__WHAT TO PRODUCE__.
Read the data and repeat all of it exactly.

=== RAW DATA ===

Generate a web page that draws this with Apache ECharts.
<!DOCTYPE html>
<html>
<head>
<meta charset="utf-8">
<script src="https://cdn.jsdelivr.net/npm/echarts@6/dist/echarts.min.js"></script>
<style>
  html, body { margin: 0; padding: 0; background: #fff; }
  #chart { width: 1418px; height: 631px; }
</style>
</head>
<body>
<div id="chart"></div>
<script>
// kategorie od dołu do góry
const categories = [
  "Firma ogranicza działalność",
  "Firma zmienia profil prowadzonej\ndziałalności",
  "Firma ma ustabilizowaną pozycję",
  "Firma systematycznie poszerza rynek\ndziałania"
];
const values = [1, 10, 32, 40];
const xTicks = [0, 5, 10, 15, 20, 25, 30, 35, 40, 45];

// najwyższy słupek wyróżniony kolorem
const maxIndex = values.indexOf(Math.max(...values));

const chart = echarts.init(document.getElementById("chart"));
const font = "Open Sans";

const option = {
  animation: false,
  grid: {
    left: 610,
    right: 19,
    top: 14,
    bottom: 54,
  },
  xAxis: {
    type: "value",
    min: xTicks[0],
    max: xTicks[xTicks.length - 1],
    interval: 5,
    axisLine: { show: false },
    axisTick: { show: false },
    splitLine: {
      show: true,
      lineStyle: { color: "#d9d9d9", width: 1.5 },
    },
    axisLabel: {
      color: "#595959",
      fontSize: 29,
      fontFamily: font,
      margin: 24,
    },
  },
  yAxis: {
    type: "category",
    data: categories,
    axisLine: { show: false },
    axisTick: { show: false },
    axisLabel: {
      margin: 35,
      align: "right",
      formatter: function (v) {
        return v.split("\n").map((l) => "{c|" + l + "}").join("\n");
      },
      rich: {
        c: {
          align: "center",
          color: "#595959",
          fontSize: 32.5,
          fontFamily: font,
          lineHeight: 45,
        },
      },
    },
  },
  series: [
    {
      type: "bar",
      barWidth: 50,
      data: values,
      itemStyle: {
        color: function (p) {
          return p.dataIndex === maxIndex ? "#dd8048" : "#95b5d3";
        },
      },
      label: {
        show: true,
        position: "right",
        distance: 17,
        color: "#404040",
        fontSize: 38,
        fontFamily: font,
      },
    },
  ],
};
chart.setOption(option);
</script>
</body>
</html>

===

__SOLUTION TO THIS EXERCISE__.
Generate a web page that draws this with Apache ECharts.
<!DOCTYPE html>
<html>
<head>
<meta charset="utf-8">
<script src="https://cdn.jsdelivr.net/npm/echarts@6/dist/echarts.min.js"></script>
<style>
  html, body { margin: 0; padding: 0; background: #fff; }
  #chart { width: 1418px; height: 631px; }
</style>
</head>
<body>
<div id="chart"></div>
<script>
// kategorie od dołu do góry
const categories = [
  "Firma ogranicza działalność",
  "Firma zmienia profil prowadzonej\ndziałalności",
  "Firma ma ustabilizowaną pozycję",
  "Firma systematycznie poszerza rynek\ndziałania"
];
const values = [1, 10, 32, 40];
const xTicks = [0, 5, 10, 15, 20, 25, 30, 35, 40, 45];

// najwyższy słupek wyróżniony kolorem
const maxIndex = values.indexOf(Math.max(...values));

const chart = echarts.init(document.getElementById("chart"));
const font = "Open Sans";

const option = {
  animation: false,
  grid: {
    left: 610,
    right: 19,
    top: 14,
    bottom: 54,
  },
  xAxis: {
    type: "value",
    min: xTicks[0],
    max: xTicks[xTicks.length - 1],
    interval: 5,
    axisLine: { show: false },
    axisTick: { show: false },
    splitLine: {
      show: true,
      lineStyle: { color: "#d9d9d9", width: 1.5 },
    },
    axisLabel: {
      color: "#595959",
      fontSize: 29,
      fontFamily: font,
      margin: 24,
    },
  },
  yAxis: {
    type: "category",
    data: categories,
    axisLine: { show: false },
    axisTick: { show: false },
    axisLabel: {
      margin: 35,
      align: "right",
      formatter: function (v) {
        return v.split("\n").map((l) => "{c|" + l + "}").join("\n");
      },
      rich: {
        c: {
          align: "center",
          color: "#595959",
          fontSize: 32.5,
          fontFamily: font,
          lineHeight: 45,
        },
      },
    },
  },
  series: [
    {
      type: "bar",
      barWidth: 50,
      data: values,
      itemStyle: {
        color: function (p) {
          return p.dataIndex === maxIndex ? "#dd8048" : "#95b5d3";
        },
      },
      label: {
        show: true,
        position: "right",
        distance: 17,
        color: "#404040",
        fontSize: 38,
        fontFamily: font,
      },
    },
  ],
};
chart.setOption(option);
</script>
</body>
</html>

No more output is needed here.